Frente a ese cuadro, altos jefes militares, con el ministro Braga Netto, de Defensa, y los tres jefes máximos de Marina, Fuerza Aérea y Ejército a la cabeza, se movilizaron en dos direcciones.

Una, en la de la misma Comisión, dejando en claro que no admitirán denuncias formales contra los militares retirados y activos que, incrustados en el ministerio de Salud, participaron de desviaciones de recursos, retraso en las negociaciones oficiales para la adquisición de inmunizantes y altas, altísimas maniobras de corrupción.

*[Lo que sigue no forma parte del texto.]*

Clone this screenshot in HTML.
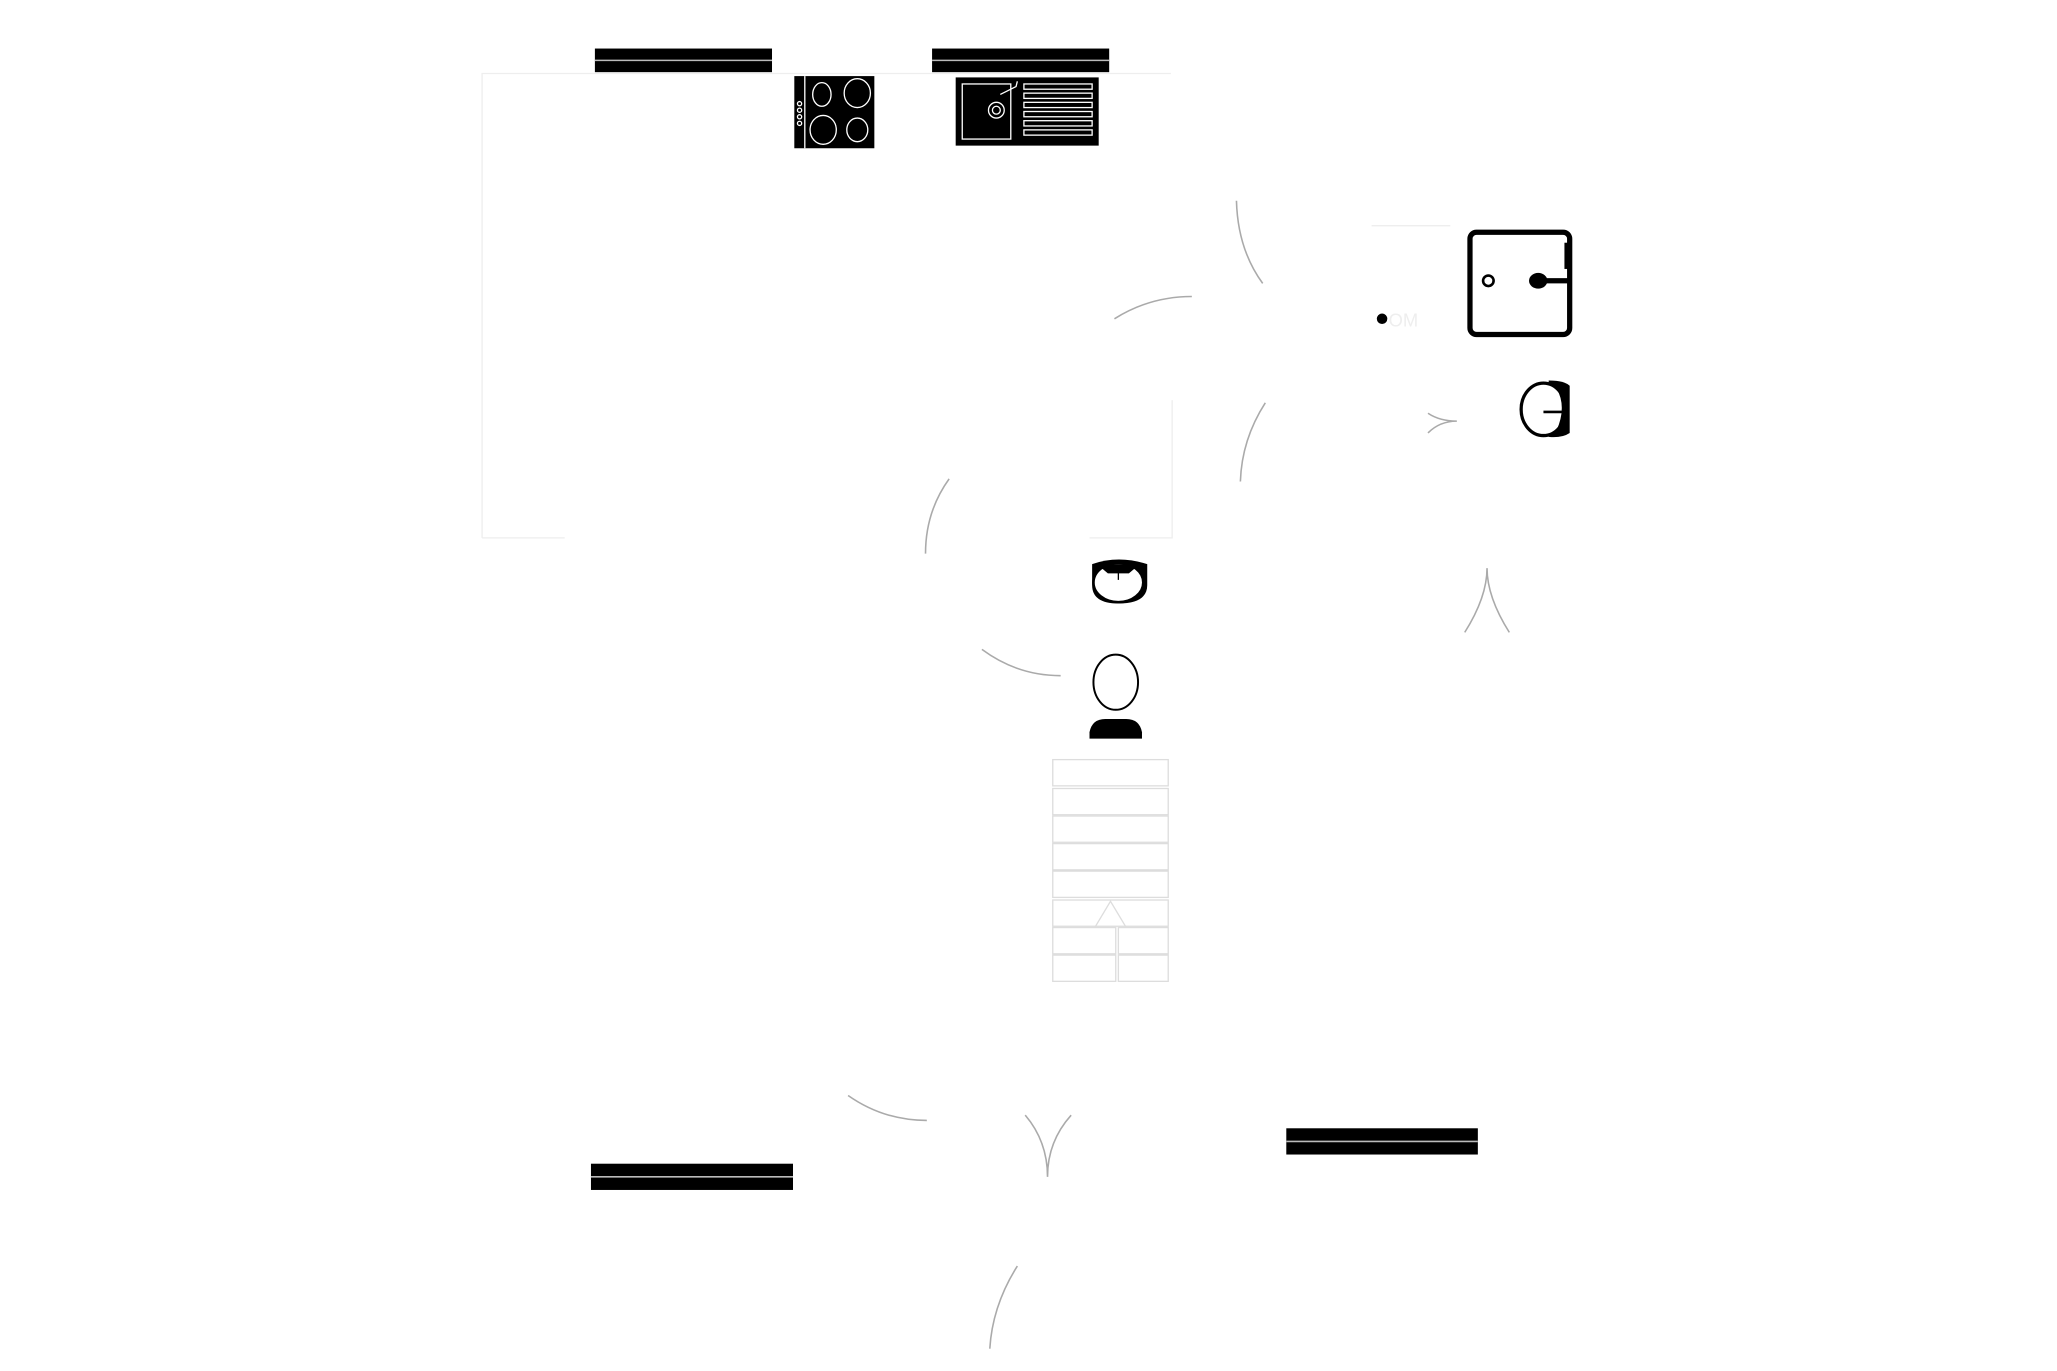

El otro foco de amenazas de los militares fueron las elecciones generales del año que viene. Haciendo eco de lo que reitera el ultraderechista presidente, los uniformados dicen que a menos que se imponga un sistema de votación “auditable”, o sea, por boletas de papel reemplazando el sistema electrónico, no habrá elecciones.

Vale recordar que desde que se implantó el actual sistema, en 1996, no hubo una sola denuncia de fraude que fuera comprobada. Bolsonaro sacó del bolsillo esa exigencia a sabiendas de que, en primer lugar, el Tribunal Superior Electoral la rechazará; segundo, que la propuesta tiene escasísimas posibilidades de ser aprobada en el Congreso; y tercero, que sus chances contra Lula da Silva en 2022 son las mismas de que en el Sahara dromedarios monten guardia de honor en su homenaje.

La tensión proseguirá su escalada, los riesgos de que su derrota en 2022 provoque conflictos violentos persistirán, los choques entre políticos de larga tradición de corrupción y militares insertados en puestos de poder crecerán. Y Bolsonaro seguirá dando muestra cotidianas de total desequilibrio y ausencia total de lazos con la realidad.

Al menos de momento no hay nada qué hacer, excepto salir a las calles como se vio ayer. Fue lo que hice en Río.  Bajo un sol amable, tuve la tenue sensación de deber cumplido al machar entre los jóvenes. Y la fugaz esperanza de que las manifestaciones se multipliquen, al punto de llevar al Congreso el mensaje de que pasó de la hora para intentar rescatar al menos un poco de decencia perdida.